▶ **YOUR OBJECTIVE**:
Repeat, exactly and only, the lines from the beginning of the data through the line with "plt.rcParams['axes.unicode_minus'] = False". Pictures are left out.

▶ **DATA**:
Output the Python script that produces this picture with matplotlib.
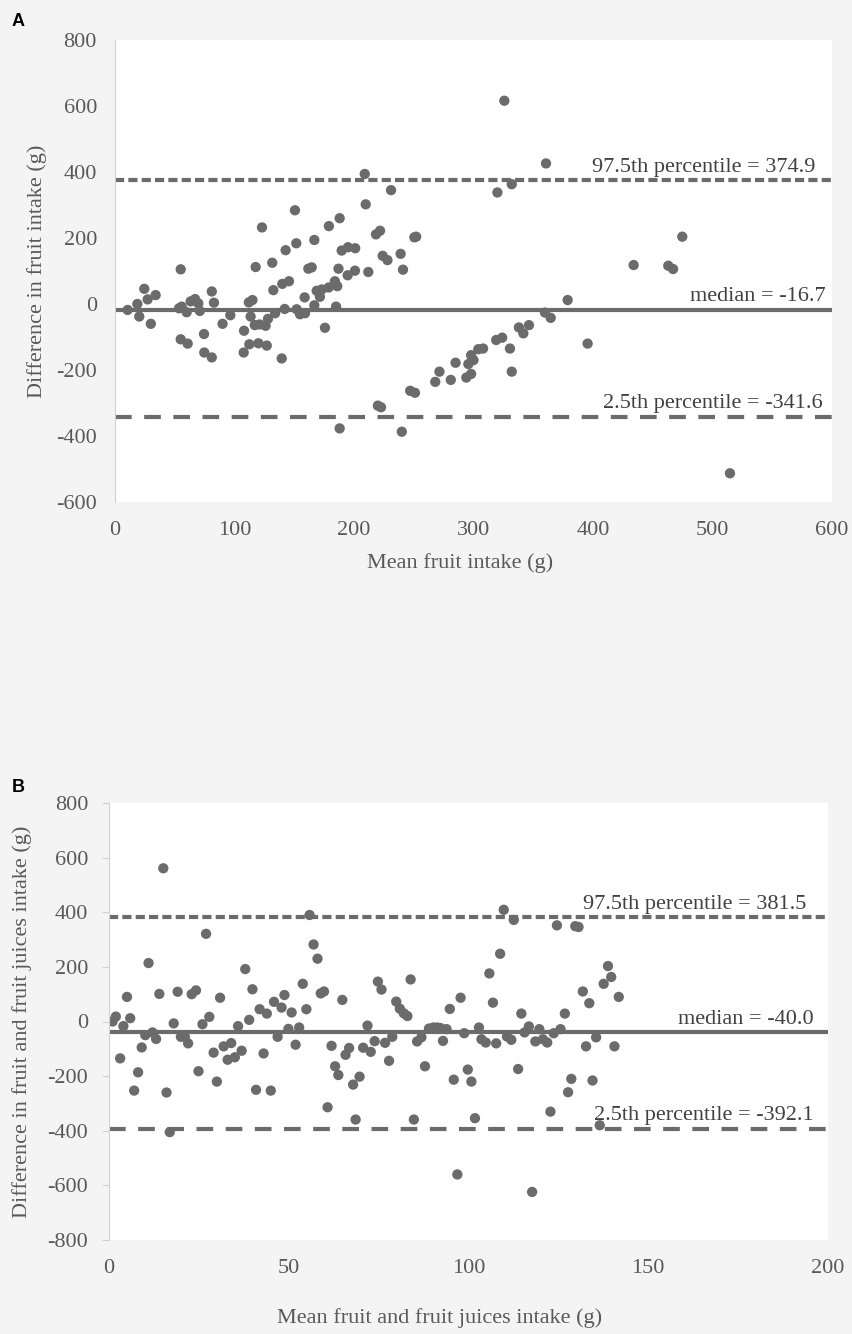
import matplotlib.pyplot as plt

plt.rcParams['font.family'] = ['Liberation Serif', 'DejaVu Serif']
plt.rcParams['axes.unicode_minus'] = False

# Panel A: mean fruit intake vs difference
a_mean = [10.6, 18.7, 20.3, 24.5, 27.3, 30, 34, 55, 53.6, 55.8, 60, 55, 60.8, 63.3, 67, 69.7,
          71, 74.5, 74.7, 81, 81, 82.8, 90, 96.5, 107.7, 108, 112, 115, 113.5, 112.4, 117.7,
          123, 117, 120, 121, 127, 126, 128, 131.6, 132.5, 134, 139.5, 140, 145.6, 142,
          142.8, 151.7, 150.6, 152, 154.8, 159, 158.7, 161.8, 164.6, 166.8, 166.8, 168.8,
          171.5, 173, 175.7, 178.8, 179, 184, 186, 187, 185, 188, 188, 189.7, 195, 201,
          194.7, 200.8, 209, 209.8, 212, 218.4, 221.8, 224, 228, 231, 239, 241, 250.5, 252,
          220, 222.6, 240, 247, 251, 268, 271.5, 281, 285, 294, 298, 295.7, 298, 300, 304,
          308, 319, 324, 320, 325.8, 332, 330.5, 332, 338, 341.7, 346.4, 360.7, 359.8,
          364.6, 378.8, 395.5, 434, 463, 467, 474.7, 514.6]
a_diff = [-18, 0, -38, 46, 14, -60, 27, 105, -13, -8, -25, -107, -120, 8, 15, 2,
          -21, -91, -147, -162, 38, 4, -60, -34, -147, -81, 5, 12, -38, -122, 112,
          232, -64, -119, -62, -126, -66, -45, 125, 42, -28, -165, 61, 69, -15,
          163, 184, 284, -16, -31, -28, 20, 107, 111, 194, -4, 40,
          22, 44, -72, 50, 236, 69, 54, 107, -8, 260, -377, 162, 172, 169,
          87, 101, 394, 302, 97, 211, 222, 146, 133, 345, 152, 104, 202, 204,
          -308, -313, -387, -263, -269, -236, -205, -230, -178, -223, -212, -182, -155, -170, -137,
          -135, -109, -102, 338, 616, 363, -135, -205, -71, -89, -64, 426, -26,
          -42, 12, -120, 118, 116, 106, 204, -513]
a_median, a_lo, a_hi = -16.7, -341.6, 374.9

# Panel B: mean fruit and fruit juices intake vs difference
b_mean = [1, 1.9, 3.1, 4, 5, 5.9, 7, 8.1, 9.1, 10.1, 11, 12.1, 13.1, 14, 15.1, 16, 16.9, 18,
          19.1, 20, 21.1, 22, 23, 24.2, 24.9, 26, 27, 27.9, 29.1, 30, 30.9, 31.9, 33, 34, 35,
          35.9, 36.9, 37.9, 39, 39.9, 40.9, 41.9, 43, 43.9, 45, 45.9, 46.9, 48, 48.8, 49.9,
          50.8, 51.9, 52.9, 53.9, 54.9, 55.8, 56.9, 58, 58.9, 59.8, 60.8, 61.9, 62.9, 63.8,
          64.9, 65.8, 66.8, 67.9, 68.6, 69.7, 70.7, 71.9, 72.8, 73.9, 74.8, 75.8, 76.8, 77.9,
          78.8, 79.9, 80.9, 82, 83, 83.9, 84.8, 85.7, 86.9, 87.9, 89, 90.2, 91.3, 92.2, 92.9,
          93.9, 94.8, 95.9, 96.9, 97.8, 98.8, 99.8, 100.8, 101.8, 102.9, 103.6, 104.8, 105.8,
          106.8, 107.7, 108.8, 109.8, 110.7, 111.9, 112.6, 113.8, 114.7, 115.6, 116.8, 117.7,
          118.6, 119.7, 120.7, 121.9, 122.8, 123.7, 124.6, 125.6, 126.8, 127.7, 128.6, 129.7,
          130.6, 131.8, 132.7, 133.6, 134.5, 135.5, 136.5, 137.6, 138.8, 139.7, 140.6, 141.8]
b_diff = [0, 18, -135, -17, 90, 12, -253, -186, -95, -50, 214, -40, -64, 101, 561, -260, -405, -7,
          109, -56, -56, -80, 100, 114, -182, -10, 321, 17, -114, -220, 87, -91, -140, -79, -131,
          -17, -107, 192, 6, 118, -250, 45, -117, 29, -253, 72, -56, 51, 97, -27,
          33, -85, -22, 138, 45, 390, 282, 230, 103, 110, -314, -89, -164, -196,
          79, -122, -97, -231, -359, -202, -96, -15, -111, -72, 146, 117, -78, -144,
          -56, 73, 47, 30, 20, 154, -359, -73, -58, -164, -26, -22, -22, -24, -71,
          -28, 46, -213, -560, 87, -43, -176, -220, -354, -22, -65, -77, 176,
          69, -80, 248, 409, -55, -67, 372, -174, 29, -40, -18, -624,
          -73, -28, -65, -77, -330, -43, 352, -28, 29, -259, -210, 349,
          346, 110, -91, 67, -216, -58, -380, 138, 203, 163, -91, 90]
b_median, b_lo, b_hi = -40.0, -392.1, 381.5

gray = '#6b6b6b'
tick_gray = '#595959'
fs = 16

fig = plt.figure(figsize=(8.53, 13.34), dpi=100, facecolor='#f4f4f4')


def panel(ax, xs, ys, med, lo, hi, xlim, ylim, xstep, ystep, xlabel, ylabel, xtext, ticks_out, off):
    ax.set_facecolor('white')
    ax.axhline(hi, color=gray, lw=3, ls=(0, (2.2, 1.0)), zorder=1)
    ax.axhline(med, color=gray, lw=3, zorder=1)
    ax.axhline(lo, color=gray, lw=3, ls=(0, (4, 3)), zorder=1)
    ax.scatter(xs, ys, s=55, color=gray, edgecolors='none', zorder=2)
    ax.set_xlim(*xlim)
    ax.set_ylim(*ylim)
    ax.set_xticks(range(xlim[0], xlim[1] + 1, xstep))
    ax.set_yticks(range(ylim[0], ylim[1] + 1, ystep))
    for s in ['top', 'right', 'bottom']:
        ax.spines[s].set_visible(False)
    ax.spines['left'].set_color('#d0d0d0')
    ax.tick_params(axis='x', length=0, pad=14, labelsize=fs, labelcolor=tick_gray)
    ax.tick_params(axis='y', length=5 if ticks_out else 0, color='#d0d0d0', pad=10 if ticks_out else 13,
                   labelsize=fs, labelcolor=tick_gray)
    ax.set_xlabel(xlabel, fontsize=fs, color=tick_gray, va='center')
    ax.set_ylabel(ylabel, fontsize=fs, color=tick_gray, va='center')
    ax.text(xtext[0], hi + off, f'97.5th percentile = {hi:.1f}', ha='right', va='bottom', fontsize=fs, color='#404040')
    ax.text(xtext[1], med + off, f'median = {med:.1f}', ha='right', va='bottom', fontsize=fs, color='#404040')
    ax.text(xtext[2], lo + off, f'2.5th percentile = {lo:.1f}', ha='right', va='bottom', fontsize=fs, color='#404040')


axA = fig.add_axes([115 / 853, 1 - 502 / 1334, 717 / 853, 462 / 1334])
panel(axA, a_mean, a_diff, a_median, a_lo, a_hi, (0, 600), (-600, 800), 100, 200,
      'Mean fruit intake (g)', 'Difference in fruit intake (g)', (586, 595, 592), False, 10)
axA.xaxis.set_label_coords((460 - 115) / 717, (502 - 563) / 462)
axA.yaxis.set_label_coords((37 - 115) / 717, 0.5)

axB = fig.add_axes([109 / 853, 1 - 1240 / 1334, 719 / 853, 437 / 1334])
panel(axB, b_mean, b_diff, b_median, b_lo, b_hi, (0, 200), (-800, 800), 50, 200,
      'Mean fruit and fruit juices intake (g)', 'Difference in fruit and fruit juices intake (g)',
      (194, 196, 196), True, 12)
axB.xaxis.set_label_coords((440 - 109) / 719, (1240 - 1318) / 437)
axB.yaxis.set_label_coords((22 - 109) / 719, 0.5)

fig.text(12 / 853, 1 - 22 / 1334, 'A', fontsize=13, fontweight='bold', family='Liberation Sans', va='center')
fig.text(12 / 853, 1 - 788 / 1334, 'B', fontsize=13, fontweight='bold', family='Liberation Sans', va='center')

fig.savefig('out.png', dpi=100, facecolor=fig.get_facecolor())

▶ **COMPLETE OUTPUT**:
Output the Python script that produces this picture with matplotlib.
import matplotlib.pyplot as plt

plt.rcParams['font.family'] = ['Liberation Serif', 'DejaVu Serif']
plt.rcParams['axes.unicode_minus'] = False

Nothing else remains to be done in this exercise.